E o povo vota na Dilma, há um ano nenhum bolsista do programa social do Lula sequer tinha ouvido falar dela – e ela quase levou no primeiro turno. Isso é fantástico, falem o que quiserem do Lula, mas ele merece um lugar de destaque na história dos grandes líderes da história mundial. Mas no fundo são dois projetos iguais de continuidade, por isso não entendo quando alguém se exalta em defesa de um de outro candidato. Defender Dilma ou Serra é a mesma coisa que defender Skol ou Brahma, você pode até preferir uma a outra, mas não vai ter uma crise se não tiver a marca de sua preferência em um churrasco. Pois então, me espanta como ainda persistem eleitores que acreditam em algo que não está lá.
Muitas pessoas te olham com indignação se você diz: “estou INDECISO, mas ACHO que, TALVEZ, eu vote no Serra...”, logo respondem:
- Serra?!?!?!?! Você está louco? O Serra é um monstro!!! Ele vai assassinar a educação, vai dar meio salário mínimo para os professores e vai levá-los a um campo de concentração. Vai privatizar as ruas, sua casa, seu cachorro, seus livros, sua esposa, sua mãe!!! Blá, blá, blá...

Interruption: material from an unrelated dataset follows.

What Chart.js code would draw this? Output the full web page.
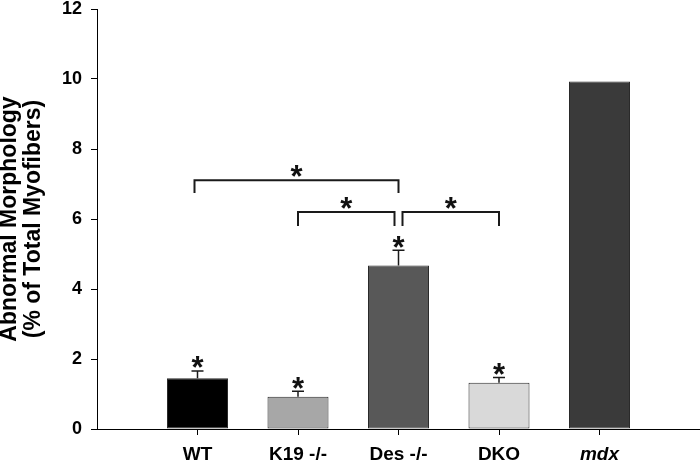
<!DOCTYPE html>
<html>
<head>
<meta charset="utf-8">
<script src="https://cdn.jsdelivr.net/npm/chart.js@4"></script>
<style>
  html, body { margin: 0; padding: 0; background: #fff; }
  #wrap { width: 700px; height: 462px; position: relative; }
</style>
</head>
<body>
<div id="wrap"><canvas id="c"></canvas></div>
<script>
// ---- data ----
const categories = ['WT', 'K19 -/-', 'Des -/-', 'DKO', 'mdx'];
const values = [1.45, 0.92, 4.67, 1.32, 9.93];
const errors = [0.21, 0.16, 0.44, 0.15, null];
const starred = [true, true, true, true, false];
const barColors = ['#000000', '#a7a7a7', '#585858', '#d9d9d9', '#3a3a3a'];
const yTicks = [0, 2, 4, 6, 8, 10, 12];
// significance brackets: from category, to category, level, leg length (data units)
const bracketFrom = [0, 1, 2];
const bracketTo = [2, 2, 3];
const bracketLevel = [7.11, 6.2, 6.2];
const bracketDrop = [0.37, 0.4, 0.4];

const FONT = "Arial, 'Liberation Sans', Helvetica, sans-serif";

// pad with empty slots so the bars sit one slot in from each edge
const labels = [''].concat(categories, ['']);
const data = [null].concat(values, [null]);
const colors = ['#000'].concat(barColors, ['#000']);

const overlay = {
  id: 'overlay',
  afterDatasetsDraw(chart) {
    const ctx = chart.ctx;
    const x = chart.scales.x, y = chart.scales.y;
    ctx.save();
    ctx.strokeStyle = '#1a1a1a';
    categories.forEach((c, i) => {
      const cx = x.getPixelForValue(i + 1);
      let topVal = values[i];
      if (errors[i] != null) {
        topVal = values[i] + errors[i];
        const y0 = y.getPixelForValue(values[i]);
        const y1 = y.getPixelForValue(topVal);
        ctx.lineWidth = 1.5;
        ctx.beginPath();
        ctx.moveTo(cx, y0); ctx.lineTo(cx, y1);
        ctx.moveTo(cx - 6, y1); ctx.lineTo(cx + 6, y1);
        ctx.stroke();
      }
      if (starred[i]) {
        drawStar(ctx, cx, y.getPixelForValue(topVal) - 10);
      }
    });
    ctx.lineWidth = 2;
    bracketFrom.forEach((f, k) => {
      const t = bracketTo[k];
      let xa = x.getPixelForValue(f + 1);
      let xb = x.getPixelForValue(t + 1);
      if (k === 0) xa -= 3;
      if (k === 1) xb -= 4;
      if (k === 2) xa += 4;
      const yl = y.getPixelForValue(bracketLevel[k]);
      const yd = y.getPixelForValue(bracketLevel[k] - bracketDrop[k]);
      ctx.beginPath();
      ctx.moveTo(xa, yd); ctx.lineTo(xa, yl); ctx.lineTo(xb, yl); ctx.lineTo(xb, yd);
      ctx.stroke();
      drawStar(ctx, (xa + xb) / 2, yl - 11);
    });
    ctx.restore();
  }
};

function drawStar(ctx, cx, cy) {
  ctx.save();
  ctx.font = "bold 31px " + FONT;
  ctx.textAlign = 'center';
  ctx.textBaseline = 'alphabetic';
  ctx.fillStyle = '#111';
  ctx.fillText('*', cx, cy + 17.5);
  ctx.restore();
}

new Chart(document.getElementById('c'), {
  type: 'bar',
  data: {
    labels: labels,
    datasets: [{
      data: data,
      backgroundColor: colors,
      borderColor: '#2a2a2a',
      borderWidth: 1,
      borderSkipped: false,
      categoryPercentage: 1,
      barPercentage: 0.607
    }]
  },
  options: {
    responsive: true,
    maintainAspectRatio: false,
    animation: false,
    layout: { padding: { top: 9, right: 0, bottom: 0, left: 0 } },
    plugins: { legend: { display: false }, tooltip: { enabled: false } },
    scales: {
      x: {
        type: 'category',
        offset: false,
        afterFit(s) { s.height = 33; s.paddingLeft = 0; s.paddingRight = 0; },
        grid: {
          offset: false,
          drawOnChartArea: false,
          drawTicks: true,
          tickLength: 6,
          tickWidth: 1,
          tickColor: (c) => (c.index === 0 || c.index === labels.length - 1) ? 'rgba(0,0,0,0)' : '#000'
        },
        border: { display: true, color: '#000', width: 1 },
        ticks: {
          color: '#000',
          padding: 8,
          maxRotation: 0,
          autoSkip: false,
          font: (c) => ({ family: FONT, size: 19, weight: 'bold', style: c.index === 5 ? 'italic' : 'normal' })
        }
      },
      y: {
        min: 0,
        max: 12,
        afterFit(s) { s.width = 97; s.paddingTop = 0; s.paddingBottom = 0; },
        afterBuildTicks(s) { s.ticks = yTicks.map(v => ({ value: v })); },
        grid: { drawOnChartArea: false, drawTicks: true, tickLength: 6, tickColor: '#000' },
        border: { display: true, color: '#000', width: 1 },
        ticks: {
          color: '#000',
          padding: 9,
          font: { family: FONT, size: 18, weight: 'bold' }
        },
        title: {
          display: true,
          text: ['Abnormal Morphology', '(% of Total Myofibers)'],
          color: '#000',
          font: { family: FONT, size: 23, weight: 'bold', lineHeight: 1.03 },
          padding: { top: -2, bottom: 0 }
        }
      }
    }
  },
  plugins: [overlay]
});
</script>
</body>
</html>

Eu concordo com ressalvas. Mas, sinceramente, e daí? E a outra candidata? Ela não herda uma mesma política de completo descaso com a educação pública? Educação não é tanto para um quanto para o outro um meio de obter fins políticos? Não é por isso que criou projetos como o Reuni e o Prouni? Que se aparentemente são muito bons:
- Eba! Meu filho é um retardado analfabeto, mas agora graças ao PT vai pra facuuuuul!!!
Mas que faculdade é essa? É aquela em que nossos avôs e nossos pais estudaram? Ou é uma que está em processo acelerado de sucateamento? Em que se colocam professores recém formados para dar aula em uma turma de cem alunos? Uma faculdade que não consegue atender os interesses mínimos de seus alunos, que é produtora de ciência por excelência, mas não tem programas de iniciação cientifica para quase ninguém, que falta instalações e equipamentos? Que bosta de projeto educacional é este do PT que é tão melhor que o do satânico José Serra?
E sobre as privatizações: o PSDB achou legal por um tempo privatizar as coisas, eu não concordo com isso, mas alguém viu o Serra defendendo, em algum momento, as privatizações? O Serra não vai mais privatizar nada e não porque não concorde com isso, mas porque é algo impopular e a única coisa que ele ou a Dilma querem assim que subirem a rampa do Planalto, no dia Primeiro de Janeiro de 2011, é planejar sua reeleição em 2014 – então esqueçam educação, esqueçam projeto de longo prazo, pensem em medidas eleitoreiras, pensem em enganação – este será o seu Brasil pelo menos nos próximos quatro anos.
Um nome merece aparecer aqui, merece aparecer em algum lugar – é o de Plínio Arruda de Sampaio. Ele fez a eleição ser algo mais que monótona, mas menos de 1% dos eleitores brasileiros notaram. Plínio foge do padrão de se fazer política de hoje, e hoje a política é triste, a democracia é triste. É triste porque nos acomodamos, é triste porque sabemos que está ruim, mas não está ruim o suficiente para querermos que melhore. Porque as grandes coisas só aparecem por trás da poeira levantada do caos – então que venha o caos porque entre Serra e Dilma eu prefiro anular meu voto.